"In God we trust; all others must bring data." - W. E. Deming, Author & Professor
This philosophy is imbibed in the very core of American Express being a data-driven company makes all strategic decisions based on numbers. But who ensures that numbers are correct? That is the work of Data Quality and Governance. Given the dependency on Data, ensuring Data quality is one of our prime responsibilities
At American Express, we have Data getting generated and stored across multiple platforms. For example, in a market like the US, we process more than ~200 transactions every second and make an authorization decision. Given this speed and scale of data generation, ensuring Data quality becomes imperative and a unique challenge in itself. There are hundreds of models running in production platforms within AMEX having thousands of variables.

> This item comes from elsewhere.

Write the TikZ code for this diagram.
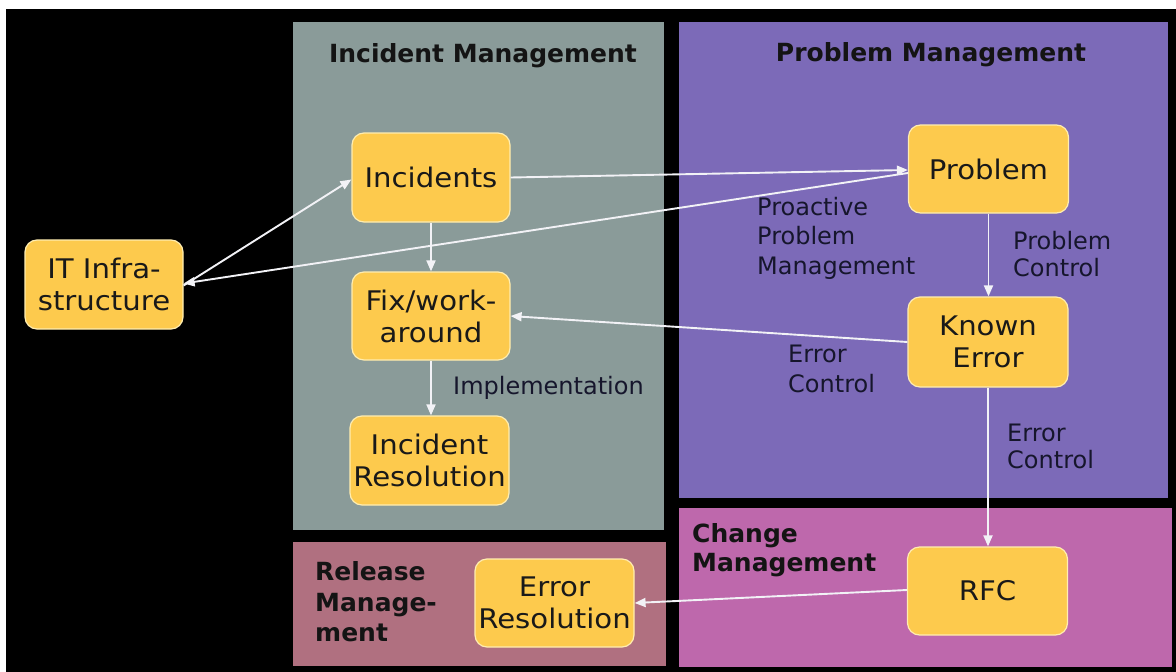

Many variables are created/populated originally in legacy systems (or have components derived from there) which are then passed onto downstream systems for manipulation and creating new attributes. A tech glitch or a logic issue could impact any variable at any point of this process resulting in disastrous consequences in model outputs which can get transformed into real-world customer impact leading to financial and reputational risk for the bank. So how do we catch these anomalies before they adversely impact processes?
Traditional approaches to anomaly detection have relied on measuring the deviation from the mean of the variable. The more fancy ones employ time series based forecasting. But both these approaches are fraught with high levels of false positives. When every alert generated has to be analyzed by the business which has a cost, high levels of accuracy is desired. In this talk, we will discuss how AMEX has approached and solved this problem.